On the issue of receiving the Eucharist, if someone partakes of the Holy Gifts unworthily, whether due to unconfessed homosexual acts or whatnot, that is a grave tragedy and sadness.
Yet I’ve had occasions in the past, in line for Holy Communion, when I have seen others also in line whom I knew to have done something dreadfully sinful in the recent past (knew because I’d seen it myself). But maybe they’d gone to Confession since then, and I just didn’t know it. Or maybe I’d negligently forgotten awful sins of my own (ones as bad or worse as his) and neglected to Confess them myself. Maybe I’m standing in that line as guilty, or worse, than they (1 Cor. 11:27).

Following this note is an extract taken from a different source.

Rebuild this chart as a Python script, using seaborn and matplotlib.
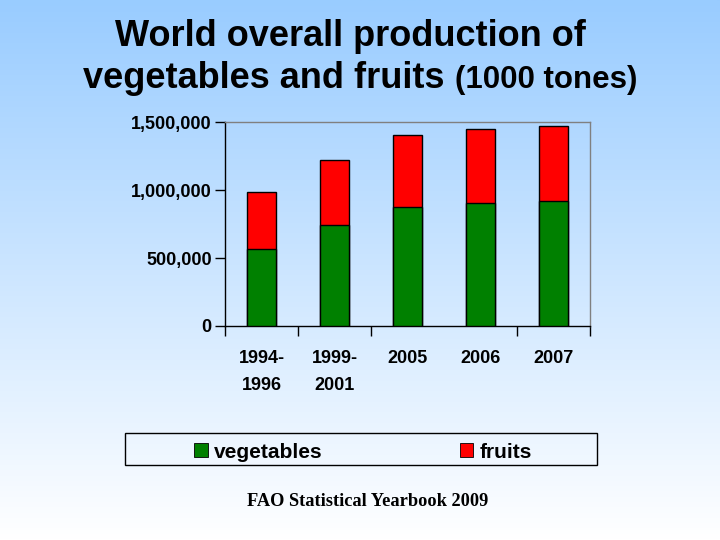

Stories like this, from the writings of
St. Dorotheos of Gaza (6th cent.), give me great pause:
Why do we usurp God’s right to judge? Why should we demand a reckoning from his creature, his servant? Ought we not to be afraid when we hear about a brother falling into fornication said, “He has acted wickedly!” If you know what it says about this in the Book of the Ancients, it would make you shudder. For an angel brought [Isaac the Theban] the soul of someone who had fallen into sin, and said to him, “Here is the person you have judged. He has just died. Where do you order him to be put, into the Kingdom or into eternal punishment?” Can you imagine a more terrible situation to be in? What else could the angel mean by these words than, “Since you want to be the judge of the just and the unjust, what do you command for this poor soul?” Is he to be spared or to be punished?" The holy old man, frightened beyond measure, spent the rest of his life praying with sighs and tears and continuous hard work to be forgiven this sin, and this in spite of having fallen on his knees before the angel and been forgiven, for the angel said to him, “You see, God has shown you how serious a thing it is to judge; you must never do it again.”
(excerpt from
Dorotheos of Gaza: Discourses and Sayings, Eric Wheeler, trans. (Trappist, Kentucky: Cistercian Publ., 2008), p. 133).
We should absolutely call out sinful acts for what they are. And we need to do a
much better job of preparing folks to receive Christ’s Precious Body and Blood, as too many people appear to perceive the Eucharist as something rote and ordinary, or as some sort of entitlement or birthright, when neither could be further from the truth. But I tread
very carefully when I am tempted to look around me in the communion line and ask questions about whether so-and-so “belongs” in line.